Remember, abstractions, math concepts, morals, rules, religious concepts, time, martial art Kata forms, and so many other ‘concepts’ gain traction in the child’s brain after age six or seven. The early child-of-the-dream is firmly grounded in giving names to experiences and gaining dominion over their body and hopefully, given the right models, develop what is called emotional intelligence. We might share a simplified explanation for a name given to an experience but frankly, if we really understood that experience is the only teacher, that would be about it. Really, that would be about it, because our attention would be on modeling how to relate to the world in the best possible way, moment by moment. Our attention would be on our behavior, not the child’s. What a concept!

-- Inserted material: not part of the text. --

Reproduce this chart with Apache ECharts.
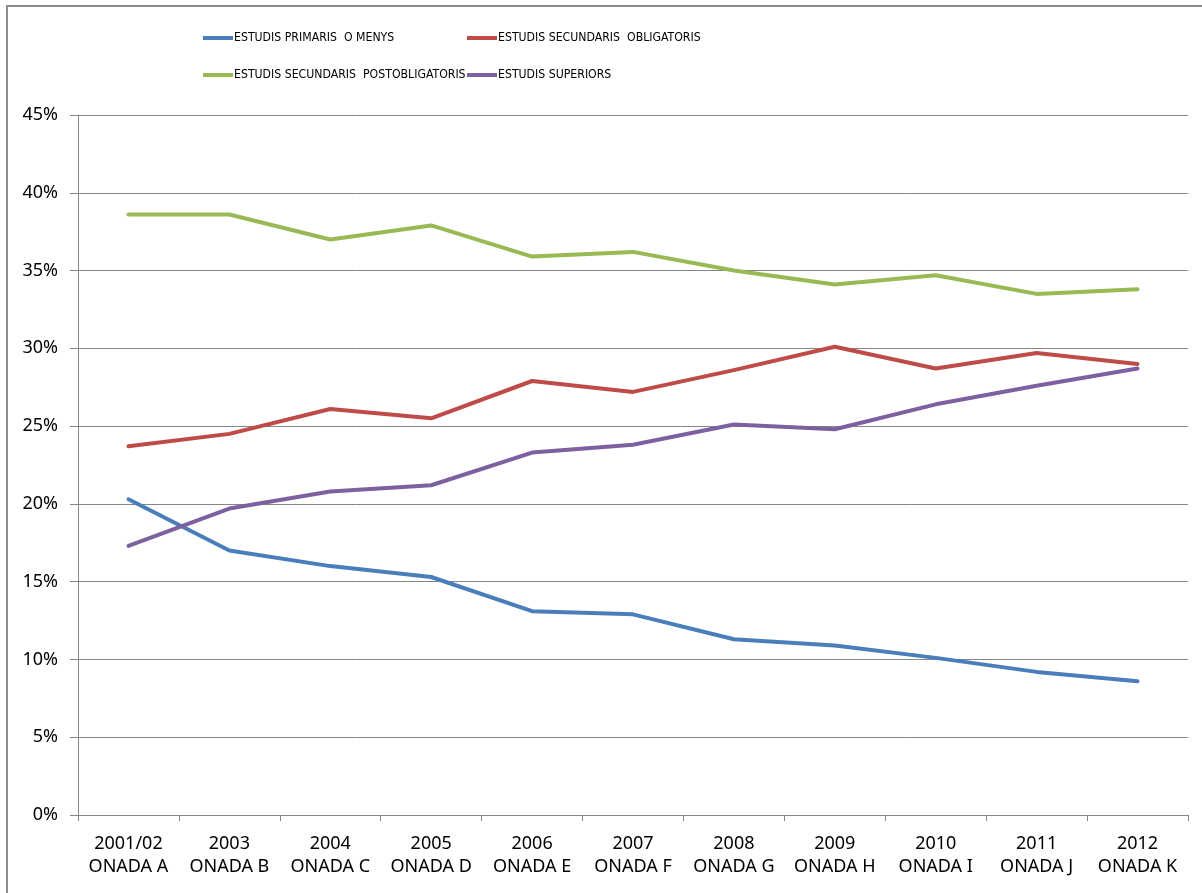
<!DOCTYPE html>
<html>
<head>
<meta charset="utf-8">
<script src="https://cdn.jsdelivr.net/npm/echarts@6/dist/echarts.min.js"></script>
<style>
  html, body { margin: 0; padding: 0; background: #fff; }
  #chart { width: 1202px; height: 893px; }
</style>
</head>
<body>
<div id="chart"></div>
<script>
const categories = [
  '2001/02\nONADA A', '2003\nONADA B', '2004\nONADA C', '2005\nONADA D',
  '2006\nONADA E', '2007\nONADA F', '2008\nONADA G', '2009\nONADA H',
  '2010\nONADA I', '2011\nONADA J', '2012\nONADA K'
];
const seriesNames = [
  'ESTUDIS PRIMARIS  O MENYS',
  'ESTUDIS SECUNDARIS  OBLIGATORIS',
  'ESTUDIS SECUNDARIS  POSTOBLIGATORIS',
  'ESTUDIS SUPERIORS'
];
const primaris = [20.3, 17.0, 16.0, 15.3, 13.1, 12.9, 11.3, 10.9, 10.1, 9.2, 8.6];
const secObligatoris = [23.7, 24.5, 26.1, 25.5, 27.9, 27.2, 28.6, 30.1, 28.7, 29.7, 29.0];
const secPostobligatoris = [38.6, 38.6, 37.0, 37.9, 35.9, 36.2, 35.0, 34.1, 34.7, 33.5, 33.8];
const superiors = [17.3, 19.7, 20.8, 21.2, 23.3, 23.8, 25.1, 24.8, 26.4, 27.6, 28.7];
const colors = ['#4a7ebb', '#be4b48', '#98b954', '#7d60a0'];

const font = '"Noto Sans", sans-serif';
const chart = echarts.init(document.getElementById('chart'));

// one legend per item so the two columns line up like the original
const legendPos = [[203, 32], [467, 32], [203, 69], [467, 69]];
const legends = seriesNames.map((name, i) => ({
  data: [name],
  left: legendPos[i][0],
  top: legendPos[i][1],
  itemWidth: 30,
  itemHeight: 4,
  itemGap: 0,
  padding: 0,
  icon: 'rect',
  textStyle: {
    fontFamily: '"DejaVu Sans Condensed", "Noto Sans", sans-serif',
    fontSize: 12.2,
    color: '#000',
    padding: [0, 0, 0, -4]
  }
}));

const dataSets = [primaris, secObligatoris, secPostobligatoris, superiors];

chart.setOption({
  animation: false,
  color: colors,
  legend: legends,
  graphic: [{
    type: 'rect',
    shape: { x: 7, y: 6, width: 1210, height: 900 },
    style: { fill: 'none', stroke: '#8c8c8c', lineWidth: 2 },
    silent: true
  }],
  grid: { left: 78, right: 14, top: 115, bottom: 78 },
  xAxis: {
    type: 'category',
    data: categories,
    boundaryGap: true,
    axisLine: { lineStyle: { color: '#868686', width: 1 } },
    axisTick: { show: true, length: 6, lineStyle: { color: '#868686' } },
    axisLabel: { fontFamily: font, fontSize: 18, color: '#000', lineHeight: 23, margin: 17, interval: 0 }
  },
  yAxis: {
    type: 'value',
    min: 0,
    max: 45,
    interval: 5,
    axisLine: { show: true, lineStyle: { color: '#868686', width: 1 } },
    axisTick: { show: true, inside: false, length: 8, lineStyle: { color: '#868686' } },
    axisLabel: { fontFamily: font, fontSize: 18, color: '#000', margin: 20, formatter: '{value}%' },
    splitLine: { lineStyle: { color: '#868686', width: 1 } }
  },
  series: dataSets.map((d, i) => ({
    name: seriesNames[i],
    type: 'line',
    data: d,
    symbol: 'none',
    lineStyle: { width: 4, color: colors[i], cap: 'round', join: 'round' },
    itemStyle: { color: colors[i] }
  }))
});
</script>
</body>
</html>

When asked whose teachings should we follow, the Buddha said none.

Do not believe on the strength of traditions even if they have been held in honor for many generations and in many places; do not believe anything because many people speak of it (so much for talk-propaganda radio, Fox and Facebook); do not believe in the strength of sages of old times (opps, there goes the Bible, Quran and other tomes); do not believe that which you yourselves have imagined thinking that God has inspired you. Believe nothing that depends on the authority of your masters and priests (teachers and parents). After investigation, believe that which you yourself have experienced, discovered, tested and found reasonable, that which is for your good and that of others (appropriate, healthy and whole).

Kālāma Sutta

Buddha was, of course, speaking to the adult-mind, the mind able to discriminate, to question, test and discover, not the dream-like reality of the early child. The early mind is epigenetic by nature. It absorbs and becomes the models given. We don’t teach our children how to walk and talk, the most complex challenges they will ever face, they absorb and become the model given. If you want to change a child’s behavior, change yourself, change the model.

This modeling happens in the nonverbal ninety-five percent, where real learning takes place. When we falsely believe we are teachers, the activity of teaching becomes the model. We become the dictator: the punitive, rewarding, punishing, judgmental authority. What kind of model is that for a two or three-year-old? Another scratchy violin completely out of tune. Then, we turn around, criticize and punish the child, and often violently, for becoming what we model. How crazy is that?

Words are great when used to enhance and deepen shared experience, but this isn’t teaching. Rather, it is a form of story, imaginative reinforcement that supports and enhances experiences that are physical; running, jumping, building and singing, taking place in three dimensions (not two – screen based virtual reality), and with living-changing nature. These are the experiences the early child expects and desperately need. Not teachers.

Alas, most parents and teachers are simply doing onto others what was done unto them. To break this pattern, the parent, teacher and care-provider must awaken from the spell and relate to the living world, including the child, in new ways, and not simply repeat the not-mindful habits we consider normal. Our first challenge is to awaken this newness in the people we call teachers, and then empower them to model this new way of relating to the young children for parents. What is that, you ask? Stop teaching for a moment and you will discover it in yourself.